Currently school districts are allowed to levy maintenance and operation (M&O) levies of up to 28 percent of their state and federal revenues. That maximum is scheduled to revert to 24 percent in 2018. This is the levy cliff.
The House passed a levy bill (SHB 1059) earlier this year to keep the maximum at 28 percent in 2018. (Under the bill, it would revert to 24 percent in 2019.) Yesterday the Senate passed a bill (ESB 5023) that would make the same change. Importantly, though, the Senate levy bill also includes accountability provisions similar to those in the Senate-passed education funding plan and the education plan proposed by Sen. Mullet.
Under the Senate levy bill, beginning with levies collected in 2018, levy collections would have to be deposited in a local revenue subfund in order “to enable a detailed accounting of the amount and object of expenditures from the levy collections.” Also, the Office of the Superintendent of Public Instruction would have to approve the programs and activities that would be funded via an M&O levy before the election. This would ensure that M&O levies “are not used for basic education programs.”
(The Senate education funding plan goes further than this, requiring the state auditor to review district spending to ensure that levies aren’t used for basic education purposes.)

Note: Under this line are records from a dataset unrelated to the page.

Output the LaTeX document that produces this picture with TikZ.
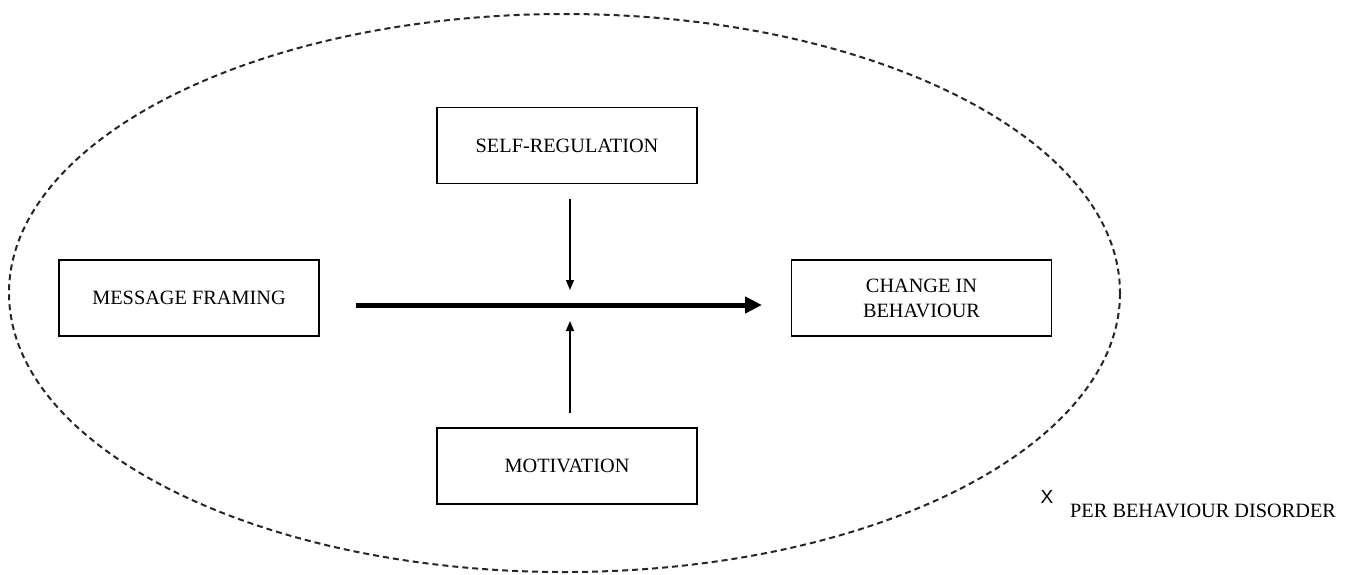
\documentclass[tikz,border=0pt]{standalone}
\usepackage{fontspec}
\setmainfont{Liberation Serif}
\newfontfamily\xsans{Liberation Sans}
\usetikzlibrary{arrows.meta}
\begin{document}
\begin{tikzpicture}[x=1pt,y=-1pt,
  boxnode/.style={draw, line width=1.8pt, minimum width=260pt, minimum height=76pt, inner sep=0pt, font=\fontsize{20.3}{25}\selectfont, align=center},
  mainarrow/.style={line width=5pt, -{Triangle[length=17pt,width=16pt]}},
  smallarrow/.style={line width=1.4pt, -{Triangle[length=10pt,width=8pt]}},
  boundary/.style={draw=black!85, line width=2pt, dash pattern=on 6pt off 4pt}
]
\useasboundingbox (0,0) rectangle (1353,574);
\fill[white] (0,0) rectangle (1353,574);
\draw[boundary] (564.5,293) ellipse [x radius=555.5, y radius=279];
\node[boxnode] (mf) at (189,298) {MESSAGE FRAMING};
\node[boxnode] (sr) at (567,145.5) {SELF-REGULATION};
\node[boxnode] (cb) at (921.5,298) {CHANGE IN\\BEHAVIOUR};
\node[boxnode] (mot) at (567,466) {MOTIVATION};
\coordinate (ms) at (356,305);
\coordinate (me) at (762,305);
\coordinate (ds) at (570,199);
\coordinate (de) at (570,290);
\coordinate (us) at (570,413);
\coordinate (ue) at (570,321);
\draw[mainarrow] (ms) -- (me);
\draw[smallarrow] (ds) -- (de);
\draw[smallarrow] (us) -- (ue);
\node[font=\xsans\fontsize{19}{19}\selectfont, inner sep=0pt] (x) at (1047,497) {X};
\node[font=\fontsize{20.3}{20}\selectfont, inner sep=0pt, anchor=base west] (per) at (1070,517) {PER BEHAVIOUR DISORDER};
\end{tikzpicture}
\end{document}
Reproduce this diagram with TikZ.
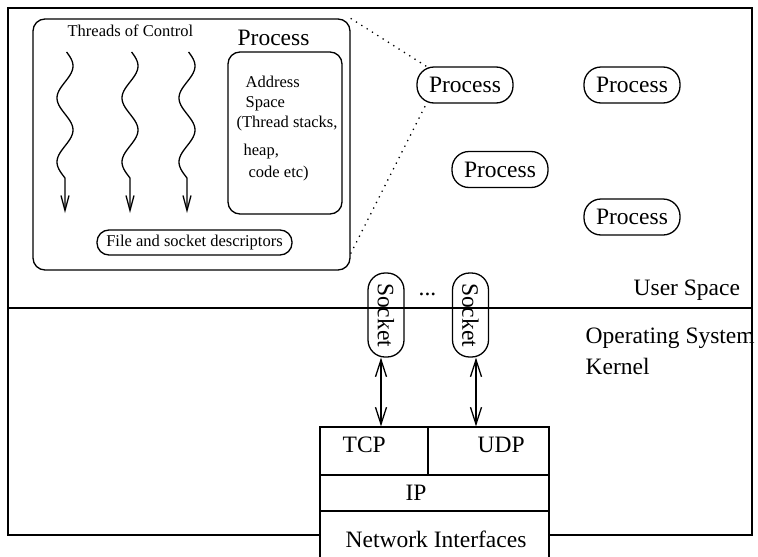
\documentclass[tikz,border=0pt]{standalone}
\usepackage{fontspec}
\setmainfont{Liberation Serif}
\usetikzlibrary{arrows.meta}

\newcommand{\bigfont}{\fontsize{23.5}{28}\selectfont}
\newcommand{\smallfont}{\fontsize{16.5}{20}\selectfont}

\begin{document}
\begin{tikzpicture}[x=1pt,y=-1pt,line width=1.3pt,
	pill/.style={draw,rounded corners=17pt,minimum width=96pt,minimum height=36pt,inner sep=0pt,font=\bigfont},
	roundbox/.style={draw,rounded corners=12pt,inner sep=0pt},
	cell/.style={draw,fill=white,inner sep=0pt},
	txt/.style={anchor=base west,inner sep=0pt},
	dotline/.style={dash pattern=on 1.3pt off 5pt},
	thread/.style={-{Straight Barb[length=15pt,width=8pt]}},
	dbl/.style={{Straight Barb[length=17pt,width=11pt]}-{Straight Barb[length=17pt,width=11pt]}}]
	\useasboundingbox (0,0) rectangle (758,557);
	
	% user space / kernel frame
	\draw (8,8) rectangle (752,535);
	\draw (8,308) -- (752,308);
	
	% one process, close up
	\node[roundbox,minimum width=317pt,minimum height=251pt] (proc) at (191.5,144.5) {};
	\node[roundbox,minimum width=114pt,minimum height=162pt] (addr) at (285,133) {};
	\node[txt,font=\smallfont] (thr) at (67,36) {Threads of Control};
	\node[txt,font=\bigfont] (ptitle) at (237,45) {Process};
	\node[txt,font=\smallfont] (a1) at (245,87) {Address};
	\node[txt,font=\smallfont] (a2) at (245,107) {Space};
	\node[txt,font=\smallfont] (a3) at (236,127) {(Thread stacks,};
	\node[txt,font=\smallfont] (a4) at (243,155) {heap,};
	\node[txt,font=\smallfont] (a5) at (248,177) {code etc)};
	\node[pill,font=\smallfont,minimum width=195pt,minimum height=25pt,rounded corners=12pt] (fsd) at (194.5,242.5) {File and socket descriptors};
	\foreach \tx in {65,130,187}
		\draw[thread] plot[smooth,variable=\t,samples=60,domain=52:178] ({\tx+8*sin(5.625*(\t-50))},\t) -- (\tx,213);
	
	% the other processes
	\node[pill] (p1) at (465,85) {Process};
	\node[pill] (p2) at (632,85) {Process};
	\node[pill] (p3) at (500,169.5) {Process};
	\node[pill] (p4) at (632,217) {Process};
	\draw[dotline] (proc.north east) -- ([xshift=10pt]p1.north west);
	\draw[dotline] ([yshift=17pt]proc.south east) -- ([xshift=10pt]p1.south west);
	
	\node[txt,font=\bigfont] (us) at (633,295) {User Space};
	\node[txt,font=\bigfont] (os) at (585,343) {Operating System};
	\node[txt,font=\bigfont] (kern) at (585,374) {Kernel};
	
	% sockets
	\node[pill,rotate=-90,minimum width=84pt,minimum height=36pt] (s1) at (386,315) {Socket};
	\node[pill,rotate=-90,minimum width=84pt,minimum height=36pt] (s2) at (470.5,315) {Socket};
	\node[txt,font=\bigfont] (dots) at (418,295) {...};
	
	% protocol stack
	\node[cell,minimum width=108pt,minimum height=48pt] (tcp) at (374,451) {};
	\node[cell,minimum width=121pt,minimum height=48pt] (udp) at (488.5,451) {};
	\node[cell,minimum width=229pt,minimum height=36pt] (ip) at (434.5,493) {};
	\node[cell,minimum width=229pt,minimum height=60pt] (net) at (434.5,541) {};
	\node[txt,font=\bigfont] (tcpl) at (342,452) {TCP};
	\node[txt,font=\bigfont] (udpl) at (477,452) {UDP};
	\node[txt,font=\bigfont] (ipl) at (405,500) {IP};
	\node[txt,font=\bigfont] (netl) at (345,547) {Network Interfaces};
	
	\draw[dbl] ([xshift=-5pt]s1.east) -- ([xshift=-5pt]s1.east |- tcp.north);
	\draw[dbl] ([xshift=5.5pt]s2.east) -- ([xshift=5.5pt]s2.east |- udp.north);
\end{tikzpicture}
\end{document}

Keeping the maximum levy percentage at 28 percent in 2018 is included in both the House- and Senate-passed education funding plans. Passing ESB 5023 means that the policy will get on the books faster (if the House approves the bill) than it would if the Legislature waited to pass the levy change along with a full education funding plan. (After 2018, the maximum levies allowed in the House- and Senate-passed education funding plans would diverge—the House would allow up to 27 percent in 2019, 26 percent in 2020, and 24 percent in 2021, and the Senate would not allow any levies in 2019 but would allow up to 10 percent thereafter.)